Set problem => Quote word for word the lines below, beginning with the first and ending with the one that has "const yTicks = [0, 10, 20, 30, 40, 50, 60, 70];". Drop the pictures.

Data excerpt =>
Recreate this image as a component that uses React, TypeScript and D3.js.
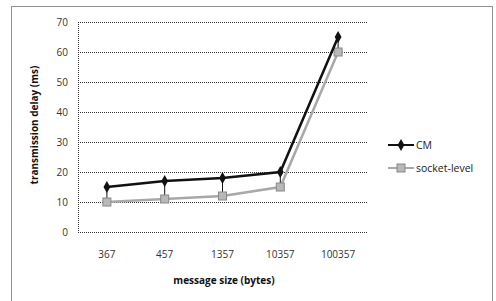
import * as d3 from 'd3';
import { useEffect, useRef } from 'react';

const categories = ['367', '457', '1357', '10357', '100357'];
const cmValues = [15, 17, 18, 20, 65];
const socketValues = [10, 11, 12, 15, 60];
const yTicks = [0, 10, 20, 30, 40, 50, 60, 70];

export default function App() {
  const ref = useRef<SVGSVGElement>(null);

  useEffect(() => {
    const svg = d3.select(ref.current);
    svg.selectAll('*').remove();

    const font = '"Open Sans", "DejaVu Sans", sans-serif';

    // outer chart frame (dotted, runs off the bottom)
    svg
      .append('rect')
      .attr('x', 11.5)
      .attr('y', 6.5)
      .attr('width', 481)
      .attr('height', 310)
      .attr('fill', 'none')
      .attr('stroke', '#222')
      .attr('stroke-width', 1)
      .attr('stroke-dasharray', '1,1');

    const x = d3.scaleBand().domain(categories).range([78, 367]);
    const y = d3.scaleLinear().domain([0, 70]).range([232, 22]);

    /* ---------- grid ---------- */
    svg
      .selectAll('.grid')
      .data(yTicks)
      .enter()
      .append('line')
      .attr('x1', 78)
      .attr('x2', 367)
      .attr('y1', d => Math.round(y(d)) + 0.5)
      .attr('y2', d => Math.round(y(d)) + 0.5)
      .attr('stroke', '#333')
      .attr('stroke-width', 1)
      .attr('stroke-dasharray', '1,1');

    svg
      .append('line')
      .attr('x1', 78.5)
      .attr('x2', 78.5)
      .attr('y1', 22)
      .attr('y2', 232)
      .attr('stroke', '#333')
      .attr('stroke-dasharray', '1,1');

    /* ---------- tick labels ---------- */
    svg
      .selectAll('.ytick')
      .data(yTicks)
      .enter()
      .append('text')
      .attr('x', 68)
      .attr('y', d => y(d) + 3.5)
      .attr('text-anchor', 'end')
      .attr('font-family', font)
      .attr('font-size', 10)
      .attr('fill', '#333')
      .text(d => d);

    svg
      .selectAll('.xtick')
      .data(categories)
      .enter()
      .append('text')
      .attr('x', d => (x(d) as number) + x.bandwidth() / 2)
      .attr('y', 258)
      .attr('text-anchor', 'middle')
      .attr('font-family', font)
      .attr('font-size', 10)
      .attr('fill', '#333')
      .text(d => d);

    /* ---------- axis titles ---------- */
    svg
      .append('text')
      .attr('x', 224)
      .attr('y', 284)
      .attr('text-anchor', 'middle')
      .attr('font-family', font)
      .attr('font-size', 10)
      .attr('font-weight', 'bold')
      .attr('fill', '#111')
      .text('message size (bytes)');

    svg
      .append('text')
      .attr('transform', 'translate(38,125) rotate(-90)')
      .attr('text-anchor', 'middle')
      .attr('font-family', font)
      .attr('font-size', 10)
      .attr('font-weight', 'bold')
      .attr('fill', '#111')
      .text('transmission delay (ms)');

    const cx = (i: number) => (x(categories[i]) as number) + x.bandwidth() / 2;

    /* ---------- high-low lines ---------- */
    svg
      .selectAll('.hilo')
      .data(categories)
      .enter()
      .append('line')
      .attr('x1', (_, i) => cx(i))
      .attr('x2', (_, i) => cx(i))
      .attr('y1', (_, i) => y(cmValues[i]))
      .attr('y2', (_, i) => y(socketValues[i]))
      .attr('stroke', '#111')
      .attr('stroke-width', 1);

    const line = d3
      .line<number>()
      .x((_, i) => cx(i))
      .y(d => y(d));

    /* ---------- socket-level series ---------- */
    svg
      .append('path')
      .attr('d', line(socketValues))
      .attr('fill', 'none')
      .attr('stroke', '#a8a8a8')
      .attr('stroke-width', 2.5);

    svg
      .selectAll('.sock')
      .data(socketValues)
      .enter()
      .append('rect')
      .attr('x', (_, i) => cx(i) - 4)
      .attr('y', d => y(d) - 4)
      .attr('width', 8)
      .attr('height', 8)
      .attr('fill', '#b8b8b8')
      .attr('stroke', '#888')
      .attr('stroke-width', 1);

    /* ---------- CM series ---------- */
    svg
      .append('path')
      .attr('d', line(cmValues))
      .attr('fill', 'none')
      .attr('stroke', '#111')
      .attr('stroke-width', 2.5);

    const diamond = d3.symbol().type(d3.symbolDiamond).size(40);
    svg
      .selectAll('.cm')
      .data(cmValues)
      .enter()
      .append('path')
      .attr('d', diamond)
      .attr('transform', (d, i) => `translate(${cx(i)},${y(d)})`)
      .attr('fill', '#111');

    /* ---------- legend ---------- */
    const legend = [
      { name: 'CM', color: '#111', marker: 'diamond', yPos: 145 },
      { name: 'socket-level', color: '#a8a8a8', marker: 'square', yPos: 168 },
    ];
    legend.forEach(l => {
      svg
        .append('line')
        .attr('x1', 388)
        .attr('x2', 414)
        .attr('y1', l.yPos)
        .attr('y2', l.yPos)
        .attr('stroke', l.color)
        .attr('stroke-width', 2);
      if (l.marker === 'diamond') {
        svg
          .append('path')
          .attr('d', diamond)
          .attr('transform', `translate(401,${l.yPos})`)
          .attr('fill', '#111');
      } else {
        svg
          .append('rect')
          .attr('x', 397)
          .attr('y', l.yPos - 4)
          .attr('width', 8)
          .attr('height', 8)
          .attr('fill', '#b8b8b8')
          .attr('stroke', '#888');
      }
      svg
        .append('text')
        .attr('x', 416)
        .attr('y', l.yPos + 4)
        .attr('font-family', font)
        .attr('font-size', 10.5)
        .attr('fill', '#222')
        .text(l.name);
    });
  }, []);

  return (
    <svg
      ref={ref}
      width={496}
      height={301}
      style={{ position: 'absolute', left: 0, top: 0, background: '#fff' }}
    />
  );
}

Right answer =>
Recreate this image as a component that uses React, TypeScript and D3.js.
import * as d3 from 'd3';
import { useEffect, useRef } from 'react';

const categories = ['367', '457', '1357', '10357', '100357'];
const cmValues = [15, 17, 18, 20, 65];
const socketValues = [10, 11, 12, 15, 60];
const yTicks = [0, 10, 20, 30, 40, 50, 60, 70];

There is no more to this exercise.